Thick. Fat. Good.
Posted in: Today's ChiliIn the South, we’re known for appreciating a “thick” woman, and for a very long time, I was upset that I didn’t have the hips, ass, and breasts my people lift in praise. My mother takes great pleasure in telling stories about how my adolescent self used to stand in the mirror, wondering where my curves were. If I’d had three wishes, one of them would’ve been to give me a fuller, more desired figure. Then I went to college in a city with some of the best food in the country. I found the curves I’d been looking for, and then some. I could tell my then-boyfriend wasn’t thrilled with the weight gain either, but family and friends kept telling me I finally looked like a woman.

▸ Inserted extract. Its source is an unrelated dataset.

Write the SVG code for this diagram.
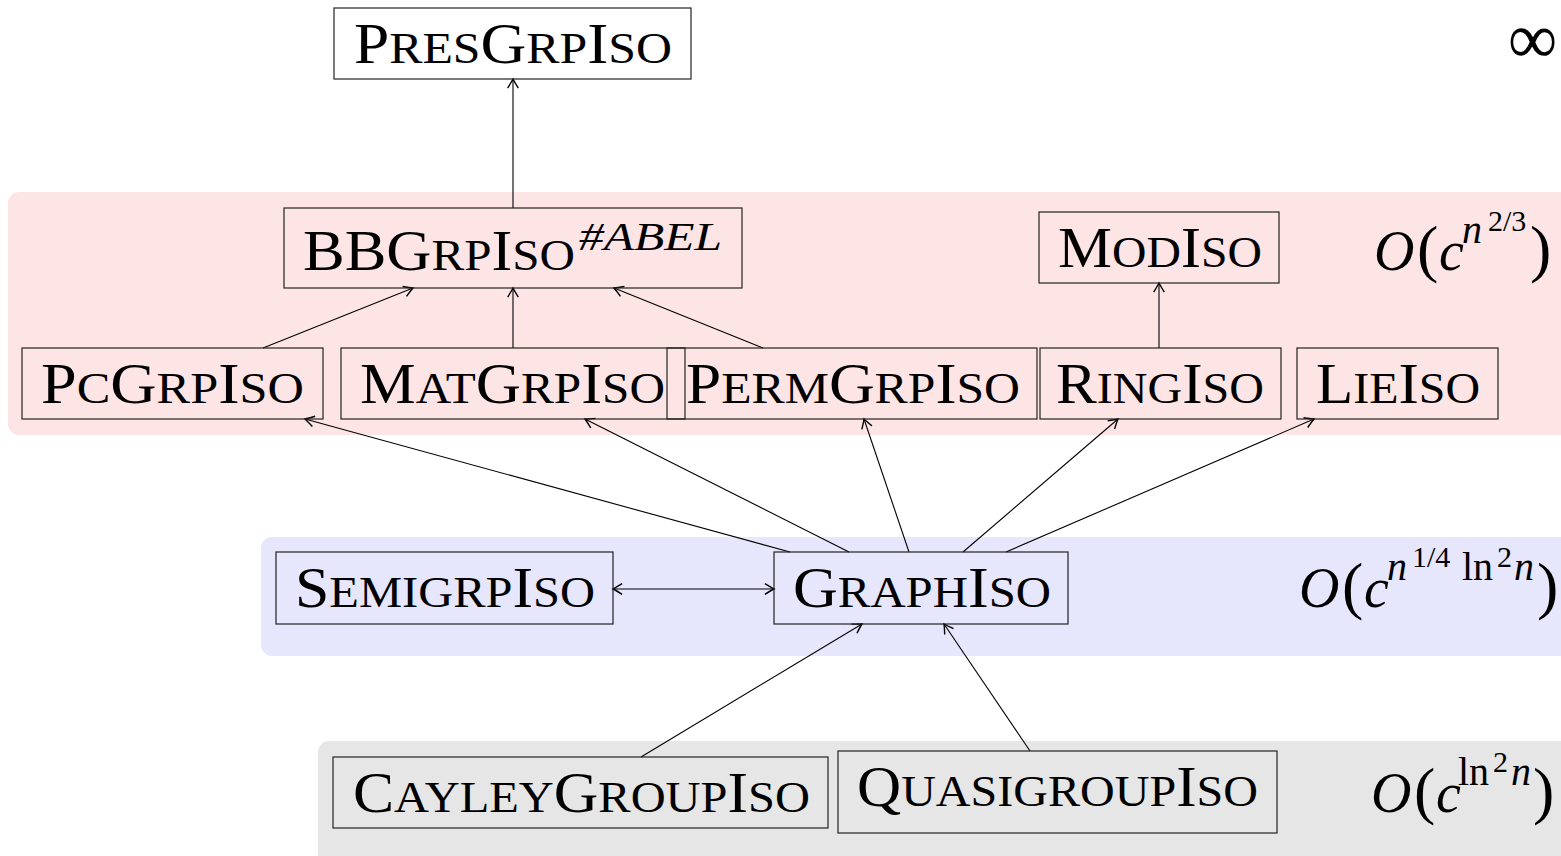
<svg xmlns="http://www.w3.org/2000/svg" width="1561" height="856" viewBox="0 0 1561 856">
<style>
.box{fill:none;stroke:#222;stroke-width:1.2}
.lbl{font-family:"Liberation Serif","DejaVu Serif",serif;font-size:56px;font-variant:small-caps;fill:#000}
.s{font-size:63px}
.m{font-family:"Liberation Serif","DejaVu Serif",serif;fill:#000}
.it{font-style:italic}
.edge{stroke:#000;stroke-width:1.1;fill:none}
</style>
<defs>
<marker id="to" markerUnits="userSpaceOnUse" markerWidth="14" markerHeight="14" viewBox="-8 -5 10 10" refX="0" refY="0" orient="auto-start-reverse">
<path d="M -6.5 -3.8 Q -2 -1 0 0 Q -2 1 -6.5 3.8" fill="none" stroke="#000" stroke-width="1"/>
</marker>
</defs>
<g id="bands">
<rect x="8" y="192" width="1600" height="243" rx="11" fill="#fde5e6"/>
<rect x="261" y="537" width="1400" height="119" rx="11" fill="#e6e6fc"/>
<rect x="318" y="741" width="1400" height="140" rx="11" fill="#e6e6e6"/>
</g>
<g id="connectors">
<line class="edge" x1="513" y1="208" x2="513" y2="79" marker-end="url(#to)"/>
<line class="edge" x1="263" y1="348" x2="413" y2="288" marker-end="url(#to)"/>
<line class="edge" x1="513" y1="348" x2="513" y2="288" marker-end="url(#to)"/>
<line class="edge" x1="763" y1="348" x2="614" y2="288" marker-end="url(#to)"/>
<line class="edge" x1="1159" y1="348" x2="1159" y2="283" marker-end="url(#to)"/>
<line class="edge" x1="790" y1="552" x2="305" y2="419" marker-end="url(#to)"/>
<line class="edge" x1="849" y1="552" x2="585" y2="419" marker-end="url(#to)"/>
<line class="edge" x1="909" y1="552" x2="864" y2="419" marker-end="url(#to)"/>
<line class="edge" x1="963" y1="552" x2="1118" y2="419" marker-end="url(#to)"/>
<line class="edge" x1="1006" y1="552" x2="1314" y2="419" marker-end="url(#to)"/>
<line class="edge" x1="613" y1="589" x2="774" y2="589" marker-start="url(#to)" marker-end="url(#to)"/>
<line class="edge" x1="641" y1="757" x2="862" y2="624" marker-end="url(#to)"/>
<line class="edge" x1="1030" y1="751" x2="944" y2="624" marker-end="url(#to)"/>
</g>
<g id="PresGrpIso">
<rect class="box" x="334" y="8" width="357" height="71"/>
<text class="lbl" x="354" y="63" textLength="318" lengthAdjust="spacingAndGlyphs">P<tspan class="s">res</tspan>G<tspan class="s">rp</tspan>I<tspan class="s">so</tspan></text>
</g>
<g id="BBGrpIso">
<rect class="box" x="284" y="208" width="458" height="80"/>
<text class="lbl" x="303" y="270" textLength="272" lengthAdjust="spacingAndGlyphs">BBG<tspan class="s">rp</tspan>I<tspan class="s">so</tspan></text>
<text class="m it" x="579" y="250" font-size="40" textLength="143" lengthAdjust="spacingAndGlyphs">#ABEL</text>
</g>
<g id="ModIso">
<rect class="box" x="1039" y="212" width="240" height="71"/>
<text class="lbl" x="1058" y="267" textLength="204" lengthAdjust="spacingAndGlyphs">M<tspan class="s">od</tspan>I<tspan class="s">so</tspan></text>
</g>
<g id="PcGrpIso">
<rect class="box" x="22" y="348" width="301" height="71"/>
<text class="lbl" x="41" y="403" textLength="263" lengthAdjust="spacingAndGlyphs">P<tspan class="s">c</tspan>G<tspan class="s">rp</tspan>I<tspan class="s">so</tspan></text>
</g>
<g id="MatGrpIso">
<rect class="box" x="341" y="348" width="344" height="71"/>
<text class="lbl" x="360" y="403" textLength="305" lengthAdjust="spacingAndGlyphs">M<tspan class="s">at</tspan>G<tspan class="s">rp</tspan>I<tspan class="s">so</tspan></text>
</g>
<g id="PermGrpIso">
<rect class="box" x="667" y="348" width="370" height="71"/>
<text class="lbl" x="686" y="403" textLength="334" lengthAdjust="spacingAndGlyphs">P<tspan class="s">erm</tspan>G<tspan class="s">rp</tspan>I<tspan class="s">so</tspan></text>
</g>
<g id="RingIso">
<rect class="box" x="1040" y="348" width="241" height="71"/>
<text class="lbl" x="1056" y="403" textLength="208" lengthAdjust="spacingAndGlyphs">R<tspan class="s">ing</tspan>I<tspan class="s">so</tspan></text>
</g>
<g id="LieIso">
<rect class="box" x="1297" y="348" width="201" height="71"/>
<text class="lbl" x="1316" y="403" textLength="164" lengthAdjust="spacingAndGlyphs">L<tspan class="s">ie</tspan>I<tspan class="s">so</tspan></text>
</g>
<g id="SemigrpIso">
<rect class="box" x="276" y="552" width="337" height="72"/>
<text class="lbl" x="295" y="607" textLength="300" lengthAdjust="spacingAndGlyphs">S<tspan class="s">emigrp</tspan>I<tspan class="s">so</tspan></text>
</g>
<g id="GraphIso">
<rect class="box" x="774" y="552" width="294" height="72"/>
<text class="lbl" x="793" y="607" textLength="258" lengthAdjust="spacingAndGlyphs">G<tspan class="s">raph</tspan>I<tspan class="s">so</tspan></text>
</g>
<g id="CayleyGroupIso">
<rect class="box" x="333" y="757" width="495" height="71"/>
<text class="lbl" x="353" y="812" textLength="457" lengthAdjust="spacingAndGlyphs">C<tspan class="s">ayley</tspan>G<tspan class="s">roup</tspan>I<tspan class="s">so</tspan></text>
</g>
<g id="QuasigroupIso">
<rect class="box" x="838" y="751" width="439" height="82"/>
<text class="lbl" x="857" y="806" textLength="401" lengthAdjust="spacingAndGlyphs">Q<tspan class="s">uasigroup</tspan>I<tspan class="s">so</tspan></text>
</g>
<g id="labels">
<text class="m" x="1508" y="63" font-size="72" textLength="49" lengthAdjust="spacingAndGlyphs">∞</text>
<text class="m" font-size="56" y="270"><tspan class="it" x="1374">O</tspan><tspan x="1417" font-size="64">(</tspan><tspan class="it" x="1439">c</tspan><tspan class="it" x="1462" y="243" font-size="40">n</tspan><tspan x="1488" y="231" font-size="30">2/3</tspan><tspan x="1530" y="270" font-size="64">)</tspan></text>
<text class="m" font-size="56" y="607"><tspan class="it" x="1299">O</tspan><tspan x="1342" font-size="64">(</tspan><tspan class="it" x="1364">c</tspan><tspan class="it" x="1387" y="580" font-size="40">n</tspan><tspan x="1412" y="567" font-size="30">1/4</tspan><tspan x="1462" y="580" font-size="40">ln</tspan><tspan x="1497" y="567" font-size="30">2</tspan><tspan class="it" x="1514" y="580" font-size="40">n</tspan><tspan x="1537" y="607" font-size="64">)</tspan></text>
<text class="m" font-size="56" y="812"><tspan class="it" x="1371">O</tspan><tspan x="1414" font-size="64">(</tspan><tspan class="it" x="1436">c</tspan><tspan x="1458" y="785" font-size="40">ln</tspan><tspan x="1493" y="772" font-size="30">2</tspan><tspan class="it" x="1511" y="785" font-size="40">n</tspan><tspan x="1533" y="812" font-size="64">)</tspan></text>
</g>
</svg>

After college graduation, I felt good about my weight because I was working out, and the weight had settled more proportionately. My exercise playlists were filled with hip-hop and r&b songs that were dedicated to bodies like mine that didn’t get acknowledged in film and television, unless the women were promiscuous or prostitutes. Sometimes there may have been only one or two lyrics focusing on women with ample figures, but it would be enough. During a time when video vixens had become the cultural equivalent of the Dallas Cowboys cheerleaders of my youth, I could imagine myself in a hip-hop video. And so I’d kick a little higher, squat a little deeper, knowing I was worthy of song.